Most Common and useful Archetypes
Some of the most useful archetypes, ones you can’t tell stories without are
Hero, Mentor, Threshold Guardian, Herald, Shapeshifter, Shadow, Ally and the Trickster
There are of course many more archetypes; as many as human qualities to dramatise in stories e.g the fairy godmother or the greedy innkeeper, these characters perform specialised functions. These specialised character types differentiate based on genre such as having a ‘whore with a heart of Gold.’ These are only variants and refinements of archetypes. Two questions helpful for a writer trying to identify the nature of an archetype
- What psychological function or part of the personality does it represent?

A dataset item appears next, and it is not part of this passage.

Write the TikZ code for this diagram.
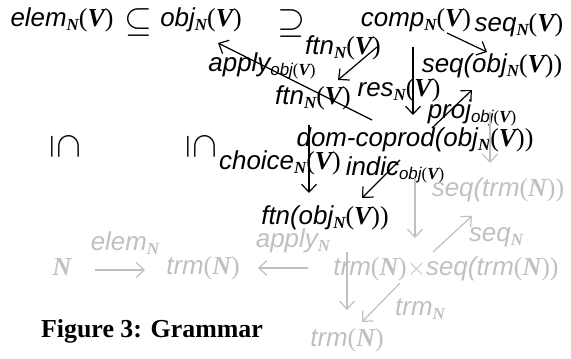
\documentclass[tikz,border=0pt]{standalone}
\usepackage{fontspec}
\setmainfont{Liberation Serif}
\setsansfont{Liberation Sans}
\usetikzlibrary{arrows.meta}
\definecolor{lg}{RGB}{192,192,192}
\newcommand\ws[1]{{\sffamily\itshape #1}}
\newcommand\bv[1]{{\rmfamily\bfseries\itshape #1}}
\newcommand\sbs[1]{\raisebox{-0.35ex}{\fontsize{17}{17}\selectfont #1}}
\newcommand\Vp{{\rmfamily(\bv{V})}}
\newcommand\Np{{\rmfamily(\bv{N})}}
\newcommand\bigrel[1]{\scalebox{1.45}{$#1$}}
\begin{document}
\begin{tikzpicture}[x=1bp,y=-1bp,
  every node/.style={inner sep=0pt,outer sep=0pt,font=\fontsize{26}{28}\selectfont},
  gtxt/.style={text=lg},
  ar/.style={-{Straight Barb[length=8bp,width=15bp]},line width=1.2bp,black},
  gar/.style={-{Straight Barb[length=8bp,width=15bp]},line width=1.2bp,lg},
  figcap/.style={font=\fontsize{26}{28}\selectfont\rmfamily\bfseries}]
\useasboundingbox (0,0) rectangle (571,358);
% top row
\node (elemV) at (62,20) {\ws{elem}\sbs{\bv{N}}\Vp};
\node (sub1) at (138,23) {\bigrel{\subseteq}};
\node (objV) at (201,20) {\ws{obj}\sbs{\bv{N}}\Vp};
\node (sup1) at (291,24) {\bigrel{\supseteq}};
\node (compV) at (416,20) {\ws{comp}\sbs{\bv{N}}\Vp};
\node (seqV) at (519,25) {\ws{seq}\sbs{\bv{N}}\Vp};
\node (ftnV1) at (343,48) {\ws{ftn}\sbs{\bv{N}}\Vp};
\node (applyobj) at (262,66) {\ws{apply}\sbs{\ws{obj}{\rmfamily(\bv{V})}}};
\node (seqobj) at (492,66) {\ws{seq(obj}\sbs{\bv{N}}{\rmfamily(\bv{V}))}};
\node (ftnV2) at (313,98) {\ws{ftn}\sbs{\bv{N}}\Vp};
\node (resV) at (399,90) {\ws{res}\sbs{\bv{N}}\Vp};
\node (projobj) at (472,113) {\ws{proj}\sbs{\ws{obj}{\rmfamily(\bv{V})}}};
\node (domcop) at (415,140) {\ws{dom-coprod(obj}\sbs{\bv{N}}{\rmfamily(\bv{V}))}};
\node[rotate=-90] (in1) at (65,146) {\bigrel{\subseteq}};
\node[rotate=-90] (in2) at (201,146) {\bigrel{\subseteq}};
\node (choiceV) at (280,163) {\ws{choice}\sbs{\bv{N}}\Vp};
\node (indicobj) at (395,170) {\ws{indic}\sbs{\ws{obj}{\rmfamily(\bv{V})}}};
\node (ftnobj) at (325,218) {\ws{ftn(obj}\sbs{\bv{N}}{\rmfamily(\bv{V}))}};
% gray part
\node[gtxt] (seqtrm) at (498,190) {\ws{seq(trm}{\rmfamily(\bv{N}))}};
\node[gtxt] (elemN) at (125,243) {\ws{elem}\sbs{\bv{N}}};
\node[gtxt] (applyN) at (293,241) {\ws{apply}\sbs{\bv{N}}};
\node[gtxt] (seqN) at (496,237) {\ws{seq}\sbs{\bv{N}}};
\node[gtxt] (Nn) at (62,267) {\bv{N}};
\node[gtxt] (trmN1) at (203,268) {\ws{trm}\Np};
\node[gtxt] (prod) at (446,269) {\ws{trm}\Np{\rmfamily$\times$}\ws{seq(trm}{\rmfamily(\bv{N}))}};
\node[gtxt] (trmNl) at (420,309) {\ws{trm}\sbs{\bv{N}}};
\node[gtxt] (trmN2) at (347,340) {\ws{trm}\Np};
\node[figcap] (caption) at (152,331) {Figure 3: Grammar};
% arrow end points
\coordinate (a1s) at (447,33); \coordinate (a1e) at (487,52);
\coordinate (a2s) at (377,47); \coordinate (a2e) at (338,80);
\coordinate (a3s) at (413,47); \coordinate (a3e) at (413,115);
\coordinate (a4s) at (372,120); \coordinate (a4e) at (218,43);
\coordinate (a5s) at (432,128); \coordinate (a5e) at (472,90);
\coordinate (a6s) at (309,125); \coordinate (a6e) at (309,193);
\coordinate (a7s) at (400,160); \coordinate (a7e) at (362,198);
\coordinate (g1s) at (490,112); \coordinate (g1e) at (490,163);
\coordinate (g2s) at (415,178); \coordinate (g2e) at (415,238);
\coordinate (g3s) at (433,252); \coordinate (g3e) at (472,216);
\coordinate (g4s) at (347,252); \coordinate (g4e) at (347,310);
\coordinate (g5s) at (400,283); \coordinate (g5e) at (362,322);
\coordinate (g6s) at (95,270); \coordinate (g6e) at (145,270);
\coordinate (g7s) at (308,268); \coordinate (g7e) at (258,268);
\draw[ar] (a1s) -- (a1e);
\draw[ar] (a2s) -- (a2e);
\draw[ar] (a3s) -- (a3e);
\draw[ar] (a4s) -- (a4e);
\draw[ar] (a5s) -- (a5e);
\draw[ar] (a6s) -- (a6e);
\draw[ar] (a7s) -- (a7e);
\draw[gar] (g1s) -- (g1e);
\draw[gar] (g2s) -- (g2e);
\draw[gar] (g3s) -- (g3e);
\draw[gar] (g4s) -- (g4e);
\draw[gar] (g5s) -- (g5e);
\draw[gar] (g6s) -- (g6e);
\draw[gar] (g7s) -- (g7e);
\end{tikzpicture}
\end{document}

- What is its dramatic function in a story?
In Greek Hero means ‘to protect and serve’
A Hero sacrifices their own needs on behalf of others, at the root the idea of Hero is connected with self sacrifice.
The Hero represents what Freud called the hero, the part that considers itself distinct from the rest of the human race. A here will be able to transcend the bounds and illusions of the ego but at first heroes are entirely ego.
The Hero archetype represents the ego’s search for identity and wholeness. In the quest to explore our own minds we meet many different archetypes through others. The psychological task we all face is to integrate these separate parts into one complete, balanced entity.
The hero is the views window into the story, they are invited in the early stages to identify with the hero, this is done by giving the hero universal and unique characteristics.
Desire to be loved, to succeed, be free etc.
We want to be the hero; we project ourselves into their psyche.
Heroes should have universal qualities that we as people have experienced.
They must also be unique often achieved through with flaws or unpredictability.
Self-conflict interests an audience such as a character torn by love and duty. The combination of positive attributes and flaws make a hero one of a kind and relatable.
The main character of as story is usually the one who grows the most during the story. Heroes overcome obstacles and achieve goals, they also gain new knowledge and wisdom.
Heroes are usually the most active person in the script, their desires drive most stories forward. A common flaw in screenplays is when the hero becomes passive and is saved by an outside force, the should be in control of his own fate, they should make perform the decisive action of the story, one that requires taking the most risk or responsibility.
Heroes need not be strong or brave, the true mark of a hero is their willingness to give up something of value, perhaps even their own life, on behalf of an ideal or group.
Dealing with death
At the heart of stories with confrontation there is death, if not death the hero will face high stake in which they succeed or fail. Heroes show us how to deal with deal, if they survive they show it isn’t so tough, they may die symbolically showing that death can be transcended. A hero’s death is when they offer their own lives for a cause, ideal or group. Heroism is show when heroes accept the possibility of sacrifice, those who does this are the most effective heroes.
Heroism in other archetypes
Heroism can come from any character not just the protagonist. (examples)
Flaws allow us to recognize ourselves in the hero, the more weakness’, imperfections or quirks a hero has the more we can.
Flaws can give a character somewhere to go, the ‘character arc’ in which a character develops from condition A to Z allows a character to grow past their flaws. A hero is often be placed with having a deficiency, having a missing piece from their life, this is often represented through the death of a parent which sets a nervous energy of the story in motion not to be stopped until balanced is restored by the creation of a new family.
In Most modern stories have the it is the hero’s personality that needs to be retried after loss, the missing piece in their life could be critical to their personality. Audiences love watching heroes grapple then overcome personality problems.